Retype word for word the first line of the listing and each line after it up to the line with "d3.scaleLinear().domain([10, 60]).range([351.5, 58.5]);", with the pictures taken out.
___ Source data
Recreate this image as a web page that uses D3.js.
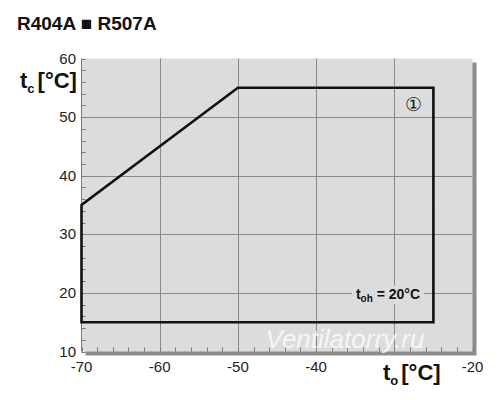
<!DOCTYPE html>
<html><head><meta charset="utf-8">
<script src="https://cdn.jsdelivr.net/npm/d3@7"></script>
<style>body{margin:0;background:#fff}svg{display:block;font-family:"Liberation Sans",Arial,sans-serif}</style>
</head><body>
<svg id="c" width="500" height="400"></svg>
<script>
const xTicks = [-70, -60, -50, -40, -30, -20];
const xTickLabels = [-70, -60, -50, -40, -20];
const yTicks = [10, 20, 30, 40, 50, 60];
const envelopeTo = [-70, -70, -50, -25, -25, -70];
const envelopeTc = [15, 35, 55, 55, 15, 15];
const title = "R404A \u25A0 R507A";

const svg = d3.select("#c");
const x = d3.scaleLinear().domain([-70, -20]).range([81.5, 472.5]);
const y = d3.scaleLinear().domain([10, 60]).range([351.5, 58.5]);

// shadow
svg.append("rect").attr("x", x(-70) + 4).attr("y", y(60) + 4)
  .attr("width", x(-20) - x(-70)).attr("height", y(10) - y(60))
  .attr("fill", "#8c8c8c");
// plot area
svg.append("rect").attr("x", x(-70)).attr("y", y(60))
  .attr("width", x(-20) - x(-70)).attr("height", y(10) - y(60))
  .attr("fill", "#dcdcdc");

// grid
svg.append("g").selectAll("line").data(xTicks.slice(1, -1)).join("line")
  .attr("x1", d => Math.round(x(d)) + 0.5).attr("x2", d => Math.round(x(d)) + 0.5)
  .attr("y1", y(60)).attr("y2", y(10)).attr("stroke", "#8a8a8a").attr("stroke-width", 1);
svg.append("g").selectAll("line").data(yTicks.slice(1, -1)).join("line")
  .attr("y1", d => Math.round(y(d)) + 0.5).attr("y2", d => Math.round(y(d)) + 0.5)
  .attr("x1", x(-70)).attr("x2", x(-20)).attr("stroke", "#8a8a8a").attr("stroke-width", 1);

// minor ticks
const yMinor = d3.range(10, 60.1, 2);
svg.append("g").selectAll("line").data(yMinor).join("line")
  .attr("x1", x(-70)).attr("x2", x(-70) + 4)
  .attr("y1", d => Math.round(y(d)) + 0.5).attr("y2", d => Math.round(y(d)) + 0.5)
  .attr("stroke", "#7a7a7a");
const xMinor = d3.range(-70, -19.9, 2);
svg.append("g").selectAll("line").data(xMinor).join("line")
  .attr("y1", y(10)).attr("y2", y(10) - 4)
  .attr("x1", d => Math.round(x(d)) + 0.5).attr("x2", d => Math.round(x(d)) + 0.5)
  .attr("stroke", "#7a7a7a");
// left axis line
svg.append("line").attr("x1", x(-70)).attr("x2", x(-70)).attr("y1", y(60)).attr("y2", y(10))
  .attr("stroke", "#7a7a7a");

// tick labels
svg.append("g").selectAll("text").data(yTicks).join("text")
  .attr("x", 76).attr("y", d => y(d) + 5).attr("text-anchor", "end")
  .attr("font-size", 15).attr("fill", "#222").text(d => d);
svg.append("g").selectAll("text").data(xTickLabels).join("text")
  .attr("x", d => x(d)).attr("y", 372).attr("text-anchor", "middle")
  .attr("font-size", 15).attr("fill", "#222").text(d => d);

// watermark
svg.append("text").attr("x", 345).attr("y", 348).attr("text-anchor", "middle")
  .attr("font-size", 26).attr("font-style", "italic").attr("fill", "#ffffff").attr("opacity", 0.75)
  .text("Ventilatorry.ru");

// envelope
const pts = envelopeTo.map((t, i) => [x(t), y(envelopeTc[i])]);
svg.append("path").attr("d", d3.line()(pts) + "Z")
  .attr("fill", "none").attr("stroke", "#111").attr("stroke-width", 2.6).attr("stroke-linejoin", "miter");

// labels inside
const lab = svg.append("text").attr("x", 388).attr("y", 299).attr("text-anchor", "middle")
  .attr("font-size", 14).attr("font-weight", "bold").attr("fill", "#111");
lab.append("tspan").text("t");
lab.append("tspan").attr("font-size", 10).attr("dy", 3).text("oh");
lab.append("tspan").attr("dy", -3).text(" = 20\u00B0C");
const bb = lab.node().getBBox();
svg.insert("rect", () => lab.node()).attr("x", bb.x - 4).attr("y", bb.y).attr("width", bb.width + 8).attr("height", bb.height)
  .attr("fill", "#dcdcdc");

svg.append("text").attr("x", 413).attr("y", 111).attr("text-anchor", "middle")
  .attr("font-size", 19).attr("fill", "#222").text("\u2460");

// title
svg.append("text").attr("x", 17).attr("y", 30).attr("font-size", 19).attr("font-weight", "bold")
  .attr("fill", "#111").text(title);

// axis titles
const yl = svg.append("text").attr("x", 20).attr("y", 88).attr("font-size", 22).attr("font-weight", "bold").attr("fill", "#111");
yl.append("tspan").text("t");
yl.append("tspan").attr("font-size", 13).attr("dy", 5).text("c");
yl.append("tspan").attr("dy", -5).attr("dx", 3).text("[\u00B0C]");
const xl = svg.append("text").attr("x", 383).attr("y", 380).attr("font-size", 22).attr("font-weight", "bold").attr("fill", "#111");
xl.append("tspan").text("t");
xl.append("tspan").attr("font-size", 13).attr("dy", 5).text("o");
xl.append("tspan").attr("dy", -5).attr("dx", 3).text("[\u00B0C]");
</script>
</body></html>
______
-- Finished answer --
Recreate this image as a web page that uses D3.js.
<!DOCTYPE html>
<html><head><meta charset="utf-8">
<script src="https://cdn.jsdelivr.net/npm/d3@7"></script>
<style>body{margin:0;background:#fff}svg{display:block;font-family:"Liberation Sans",Arial,sans-serif}</style>
</head><body>
<svg id="c" width="500" height="400"></svg>
<script>
const xTicks = [-70, -60, -50, -40, -30, -20];
const xTickLabels = [-70, -60, -50, -40, -20];
const yTicks = [10, 20, 30, 40, 50, 60];
const envelopeTo = [-70, -70, -50, -25, -25, -70];
const envelopeTc = [15, 35, 55, 55, 15, 15];
const title = "R404A \u25A0 R507A";

const svg = d3.select("#c");
const x = d3.scaleLinear().domain([-70, -20]).range([81.5, 472.5]);
const y = d3.scaleLinear().domain([10, 60]).range([351.5, 58.5]);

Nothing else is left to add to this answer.